Copy each line exactly. Drop every picture.

Figure scripts =
────────────────────
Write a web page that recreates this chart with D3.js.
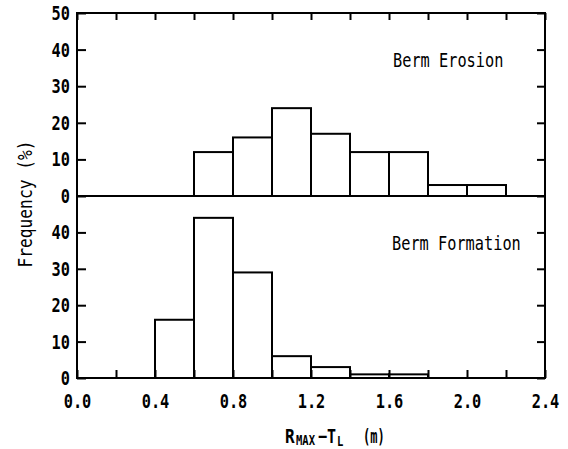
<!DOCTYPE html>
<html>
<head>
<meta charset="utf-8">
<script src="https://cdn.jsdelivr.net/npm/d3@7"></script>
<style>
  body { margin: 0; background: #fff; }
  text { font-family: "DejaVu Sans Mono", monospace; fill: #000; }
</style>
</head>
<body>
<div id="chart"></div>
<script>
// bin left edges (m), bins are 0.2 m wide
const binLeft = [0.4, 0.6, 0.8, 1.0, 1.2, 1.4, 1.6, 1.8, 2.0];
const binWidth = 0.2;
// frequency (%) per bin
const erosion = [0, 12, 16, 24, 17, 12, 12, 3, 3];
const formation = [16, 44, 29, 6, 3, 1, 1, 0, 0];
const xTicks = [0, 0.2, 0.4, 0.6, 0.8, 1.0, 1.2, 1.4, 1.6, 1.8, 2.0, 2.2, 2.4];
const xLabels = [0, 0.4, 0.8, 1.2, 1.6, 2.0, 2.4];
const yTicksTop = [0, 10, 20, 30, 40, 50];
const yTicksBot = [0, 10, 20, 30, 40];

const width = 568, height = 449;
const pLeft = 77, pRight = 545, pTop = 13, pMid = 196, pBottom = 378;
const charW = 9.2;

const x = d3.scaleLinear().domain([0, 2.4]).range([pLeft, pRight]);
const yTop = d3.scaleLinear().domain([0, 50]).range([pMid, pTop]);
const yBot = d3.scaleLinear().domain([0, 50]).range([pBottom, pMid]);

const svg = d3.select('#chart').append('svg')
  .attr('width', width)
  .attr('height', height);

function squeeze(sel) {
  sel.each(function () {
    const t = this.textContent;
    if (t.length) {
      d3.select(this).attr('textLength', t.length * charW).attr('lengthAdjust', 'spacingAndGlyphs');
    }
  });
}

function drawBars(vals, y) {
  svg.append('g').selectAll('rect')
    .data(binLeft.map((b, i) => ({ b: b, v: vals[i] })).filter(d => d.v > 0))
    .enter().append('rect')
    .attr('x', d => x(d.b))
    .attr('y', d => y(d.v))
    .attr('width', d => x(d.b + binWidth) - x(d.b))
    .attr('height', d => y(0) - y(d.v))
    .attr('fill', 'none')
    .attr('stroke', '#000')
    .attr('stroke-width', 2);
}
drawBars(erosion, yTop);
drawBars(formation, yBot);

function styleAxis(g) {
  g.select('.domain').remove();
  g.selectAll('.tick line').attr('stroke', '#000').attr('stroke-width', 2);
  g.selectAll('.tick text')
    .style('font-family', '"DejaVu Sans Mono", monospace')
    .style('font-size', '20px')
    .style('font-weight', 'bold')
    .call(squeeze);
}

// left axes
svg.append('g').attr('transform', 'translate(' + pLeft + ',0)')
  .call(d3.axisLeft(yTop).tickValues(yTicksTop).tickSize(-9).tickPadding(7).tickFormat(d3.format('d')))
  .call(styleAxis);
svg.append('g').attr('transform', 'translate(' + pLeft + ',0)')
  .call(d3.axisLeft(yBot).tickValues(yTicksBot).tickSize(-9).tickPadding(7).tickFormat(d3.format('d')))
  .call(styleAxis);
// right axes
svg.append('g').attr('transform', 'translate(' + pRight + ',0)')
  .call(d3.axisRight(yTop).tickValues(yTicksTop).tickSize(-8).tickFormat(''))
  .call(styleAxis);
svg.append('g').attr('transform', 'translate(' + pRight + ',0)')
  .call(d3.axisRight(yBot).tickValues(yTicksBot).tickSize(-8).tickFormat(''))
  .call(styleAxis);
// top axis
svg.append('g').attr('transform', 'translate(0,' + pTop + ')')
  .call(d3.axisTop(x).tickValues(xTicks).tickSize(-7).tickFormat(''))
  .call(styleAxis);
// bottom axis
svg.append('g').attr('transform', 'translate(0,' + pBottom + ')')
  .call(d3.axisBottom(x).tickValues(xTicks).tickSize(-8).tickPadding(16)
    .tickFormat(d => xLabels.some(v => Math.abs(v - d) < 1e-6) ? d3.format('.1f')(d) : ''))
  .call(styleAxis);

// frame and middle line
svg.append('rect')
  .attr('x', pLeft).attr('y', pTop)
  .attr('width', pRight - pLeft).attr('height', pBottom - pTop)
  .attr('fill', 'none').attr('stroke', '#000').attr('stroke-width', 2);
svg.append('line')
  .attr('x1', pLeft).attr('x2', pRight)
  .attr('y1', pMid).attr('y2', pMid)
  .attr('stroke', '#000').attr('stroke-width', 2);

// panel labels
svg.append('text').attr('x', 393).attr('y', 67)
  .style('font-size', '20px').text('Berm Erosion').call(squeeze);
svg.append('text').attr('x', 392).attr('y', 250)
  .style('font-size', '20px').text('Berm Formation').call(squeeze);

// y title
svg.append('text')
  .attr('transform', 'translate(32,204) rotate(-90)')
  .attr('text-anchor', 'middle')
  .style('font-size', '20px')
  .attr('textLength', 127).attr('lengthAdjust', 'spacingAndGlyphs')
  .text('Frequency  (%)');

// x title, built from separate pieces for the subscripts (squeezed with scaleX)
const xTitle = [
  { t: 'R', x: 285, y: 443, s: 20, k: 0.8 },
  { t: 'MAX', x: 296, y: 445, s: 14, k: 0.75 },
  { t: '\u2212T', x: 318, y: 443, s: 20, k: 0.75 },
  { t: 'L', x: 337, y: 446, s: 14, k: 0.75 },
  { t: '(m)', x: 363, y: 443, s: 20, k: 0.6 }
];
svg.append('g').selectAll('text')
  .data(xTitle)
  .enter().append('text')
  .attr('transform', d => 'translate(' + d.x + ',' + d.y + ') scale(' + d.k + ',1)')
  .style('font-size', d => d.s + 'px')
  .style('font-weight', 'bold')
  .text(d => d.t);
</script>
</body>
</html>
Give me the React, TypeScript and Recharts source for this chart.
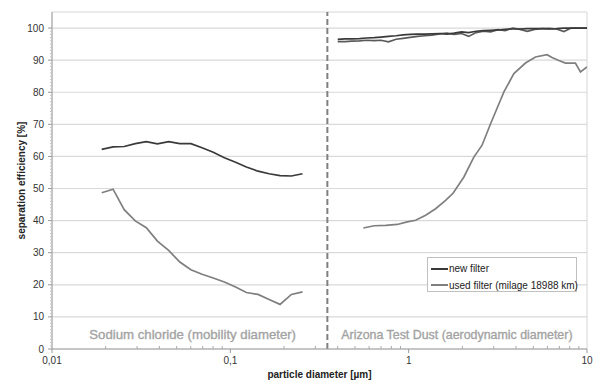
────────────────────
Exercise output =
Write a web page that recreates this chart with D3.js.
<!DOCTYPE html>
<html>
<head>
<meta charset="utf-8">
<script src="https://cdn.jsdelivr.net/npm/d3@7"></script>
<style>
  body { margin: 0; background: #fff; }
  text { font-family: "DejaVu Sans Mono", monospace; fill: #000; }
</style>
</head>
<body>
<div id="chart"></div>
<script>
// bin left edges (m), bins are 0.2 m wide
const binLeft = [0.4, 0.6, 0.8, 1.0, 1.2, 1.4, 1.6, 1.8, 2.0];
const binWidth = 0.2;
// frequency (%) per bin
const erosion = [0, 12, 16, 24, 17, 12, 12, 3, 3];
const formation = [16, 44, 29, 6, 3, 1, 1, 0, 0];
const xTicks = [0, 0.2, 0.4, 0.6, 0.8, 1.0, 1.2, 1.4, 1.6, 1.8, 2.0, 2.2, 2.4];
const xLabels = [0, 0.4, 0.8, 1.2, 1.6, 2.0, 2.4];
const yTicksTop = [0, 10, 20, 30, 40, 50];
const yTicksBot = [0, 10, 20, 30, 40];

const width = 568, height = 449;
const pLeft = 77, pRight = 545, pTop = 13, pMid = 196, pBottom = 378;
const charW = 9.2;

const x = d3.scaleLinear().domain([0, 2.4]).range([pLeft, pRight]);
const yTop = d3.scaleLinear().domain([0, 50]).range([pMid, pTop]);
const yBot = d3.scaleLinear().domain([0, 50]).range([pBottom, pMid]);

const svg = d3.select('#chart').append('svg')
  .attr('width', width)
  .attr('height', height);

function squeeze(sel) {
  sel.each(function () {
    const t = this.textContent;
    if (t.length) {
      d3.select(this).attr('textLength', t.length * charW).attr('lengthAdjust', 'spacingAndGlyphs');
    }
  });
}

function drawBars(vals, y) {
  svg.append('g').selectAll('rect')
    .data(binLeft.map((b, i) => ({ b: b, v: vals[i] })).filter(d => d.v > 0))
    .enter().append('rect')
    .attr('x', d => x(d.b))
    .attr('y', d => y(d.v))
    .attr('width', d => x(d.b + binWidth) - x(d.b))
    .attr('height', d => y(0) - y(d.v))
    .attr('fill', 'none')
    .attr('stroke', '#000')
    .attr('stroke-width', 2);
}
drawBars(erosion, yTop);
drawBars(formation, yBot);

function styleAxis(g) {
  g.select('.domain').remove();
  g.selectAll('.tick line').attr('stroke', '#000').attr('stroke-width', 2);
  g.selectAll('.tick text')
    .style('font-family', '"DejaVu Sans Mono", monospace')
    .style('font-size', '20px')
    .style('font-weight', 'bold')
    .call(squeeze);
}

// left axes
svg.append('g').attr('transform', 'translate(' + pLeft + ',0)')
  .call(d3.axisLeft(yTop).tickValues(yTicksTop).tickSize(-9).tickPadding(7).tickFormat(d3.format('d')))
  .call(styleAxis);
svg.append('g').attr('transform', 'translate(' + pLeft + ',0)')
  .call(d3.axisLeft(yBot).tickValues(yTicksBot).tickSize(-9).tickPadding(7).tickFormat(d3.format('d')))
  .call(styleAxis);
// right axes
svg.append('g').attr('transform', 'translate(' + pRight + ',0)')
  .call(d3.axisRight(yTop).tickValues(yTicksTop).tickSize(-8).tickFormat(''))
  .call(styleAxis);
svg.append('g').attr('transform', 'translate(' + pRight + ',0)')
  .call(d3.axisRight(yBot).tickValues(yTicksBot).tickSize(-8).tickFormat(''))
  .call(styleAxis);
// top axis
svg.append('g').attr('transform', 'translate(0,' + pTop + ')')
  .call(d3.axisTop(x).tickValues(xTicks).tickSize(-7).tickFormat(''))
  .call(styleAxis);
// bottom axis
svg.append('g').attr('transform', 'translate(0,' + pBottom + ')')
  .call(d3.axisBottom(x).tickValues(xTicks).tickSize(-8).tickPadding(16)
    .tickFormat(d => xLabels.some(v => Math.abs(v - d) < 1e-6) ? d3.format('.1f')(d) : ''))
  .call(styleAxis);

// frame and middle line
svg.append('rect')
  .attr('x', pLeft).attr('y', pTop)
  .attr('width', pRight - pLeft).attr('height', pBottom - pTop)
  .attr('fill', 'none').attr('stroke', '#000').attr('stroke-width', 2);
svg.append('line')
  .attr('x1', pLeft).attr('x2', pRight)
  .attr('y1', pMid).attr('y2', pMid)
  .attr('stroke', '#000').attr('stroke-width', 2);

// panel labels
svg.append('text').attr('x', 393).attr('y', 67)
  .style('font-size', '20px').text('Berm Erosion').call(squeeze);
svg.append('text').attr('x', 392).attr('y', 250)
  .style('font-size', '20px').text('Berm Formation').call(squeeze);

// y title
svg.append('text')
  .attr('transform', 'translate(32,204) rotate(-90)')
  .attr('text-anchor', 'middle')
  .style('font-size', '20px')
  .attr('textLength', 127).attr('lengthAdjust', 'spacingAndGlyphs')
  .text('Frequency  (%)');

// x title, built from separate pieces for the subscripts (squeezed with scaleX)
const xTitle = [
  { t: 'R', x: 285, y: 443, s: 20, k: 0.8 },
  { t: 'MAX', x: 296, y: 445, s: 14, k: 0.75 },
  { t: '\u2212T', x: 318, y: 443, s: 20, k: 0.75 },
  { t: 'L', x: 337, y: 446, s: 14, k: 0.75 },
  { t: '(m)', x: 363, y: 443, s: 20, k: 0.6 }
];
svg.append('g').selectAll('text')
  .data(xTitle)
  .enter().append('text')
  .attr('transform', d => 'translate(' + d.x + ',' + d.y + ') scale(' + d.k + ',1)')
  .style('font-size', d => d.s + 'px')
  .style('font-weight', 'bold')
  .text(d => d.t);
</script>
</body>
</html>
Give me the React, TypeScript and Recharts source for this chart.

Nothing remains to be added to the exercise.